Vietnam has launched its own social networking site, after allegations that it restricted Facebook and hacked numerous Web sites with political content.
A pilot version of the go.vn site (www.goonline.vn) was launched on Wednesday and is the country’s biggest-ever IT project, a notice on the Web site said.
“Several people said I ordered the launching of the Vietnamese network to eliminate others like Google or Yahoo. It’s not true,” Vietnamese Minister of Information and Communication Le Doan Hop said in comments on the site.
“We are ready to have clean competition. People will come to places where there is culture, value and benefits,” he said.
The government says about 25 percent of Vietnamese use the Internet, and a top UN communications official said last year that the country’s development of information and communication technologies — including mobile and fixed-line telephones as well as Internet and broadband — was outpacing other Asian countries.

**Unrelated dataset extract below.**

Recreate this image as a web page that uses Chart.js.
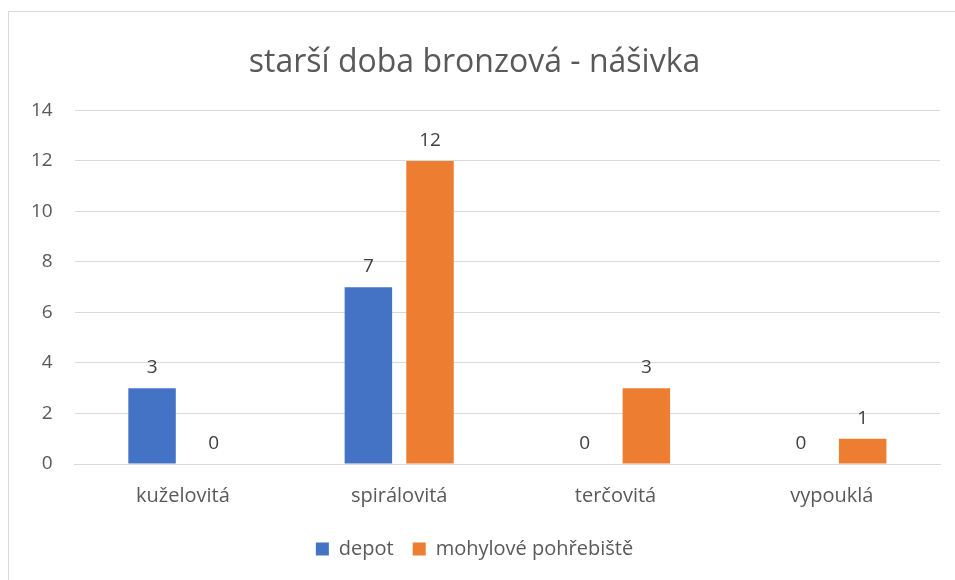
<!DOCTYPE html>
<html>
<head>
<meta charset="utf-8">
<script src="https://cdn.jsdelivr.net/npm/chart.js@4"></script>
<style>
  html, body { margin: 0; padding: 0; background: #fff; }
  #wrap { position: absolute; left: 0; top: 0; width: 955px; height: 580px; }
  #frame { position: absolute; left: 8px; top: 11px; width: 960px; height: 600px; border: 1px solid #d9d9d9; box-sizing: border-box; }
  canvas { position: absolute; left: 0; top: 0; }
</style>
</head>
<body>
<div id="wrap">
  <div id="frame"></div>
  <canvas id="chart" width="955" height="580"></canvas>
</div>
<script>
// chart data
const categories = ['kuželovitá', 'spirálovitá', 'terčovitá', 'vypouklá'];
const depot = [3, 7, 0, 0];
const mohyly = [0, 12, 3, 1];
const yTicks = [0, 2, 4, 6, 8, 10, 12, 14];

const textColor = '#595959';
const fontFamily = "'Open Sans', 'Noto Sans', sans-serif";

// draws the value above every bar
const valueLabels = {
    id: 'valueLabels',
    afterDatasetsDraw(chart) {
        const ctx = chart.ctx;
        ctx.save();
        ctx.font = '19px ' + fontFamily;
        ctx.fillStyle = '#404040';
        ctx.textAlign = 'center';
        ctx.textBaseline = 'bottom';
        chart.data.datasets.forEach((ds, i) => {
            chart.getDatasetMeta(i).data.forEach((bar, j) => {
                ctx.fillText(String(ds.data[j]), bar.x, bar.y - 11);
            });
        });
        ctx.restore();
    }
};

new Chart(document.getElementById('chart'), {
    type: 'bar',
    data: {
        labels: categories,
        datasets: [
            { label: 'depot', data: depot, backgroundColor: '#4472c4' },
            { label: 'mohylové pohřebiště', data: mohyly, backgroundColor: '#ed7d31' }
        ]
    },
    options: {
        responsive: false,
        animation: false,
        categoryPercentage: 0.57,
        barPercentage: 0.77,
        layout: { padding: { left: 9, right: 15, top: 12, bottom: 11 } },
        plugins: {
            title: {
                display: true,
                text: 'starší doba bronzová - nášivka',
                color: textColor,
                font: { family: fontFamily, size: 32, weight: 'normal' },
                padding: { top: 32, bottom: 28 }
            },
            legend: {
                position: 'bottom',
                labels: {
                    color: textColor,
                    boxWidth: 13,
                    boxHeight: 13,
                    padding: 19,
                    font: { family: fontFamily, size: 20 }
                }
            },
            tooltip: { enabled: false }
        },
        scales: {
            x: {
                grid: { display: false },
                border: { color: '#d9d9d9' },
                ticks: { color: textColor, font: { family: fontFamily, size: 20 }, padding: 12 }
            },
            y: {
                min: 0,
                max: 14,
                afterBuildTicks: axis => { axis.ticks = yTicks.map(v => ({ value: v })); },
                grid: { color: '#d9d9d9', drawTicks: false },
                border: { display: false },
                ticks: { color: textColor, font: { family: fontFamily, size: 19 }, padding: 22 }
            }
        }
    },
    plugins: [valueLabels]
});
</script>
</body>
</html>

A variety of content from the political to the risque has flourished in Vietnamese cyberspace because traditional media are all linked to the state.
Western donors said in December that Vietnam’s restrictions on news media and Internet sites such as Facebook threatened the country’s rapid economic progress.
Vietnamese users of Facebook continue to say they must use alternate means to access it.
The government last month rejected accusations by Internet giant Google that Vietnamese computer users have been spied on and political blogs hacked into.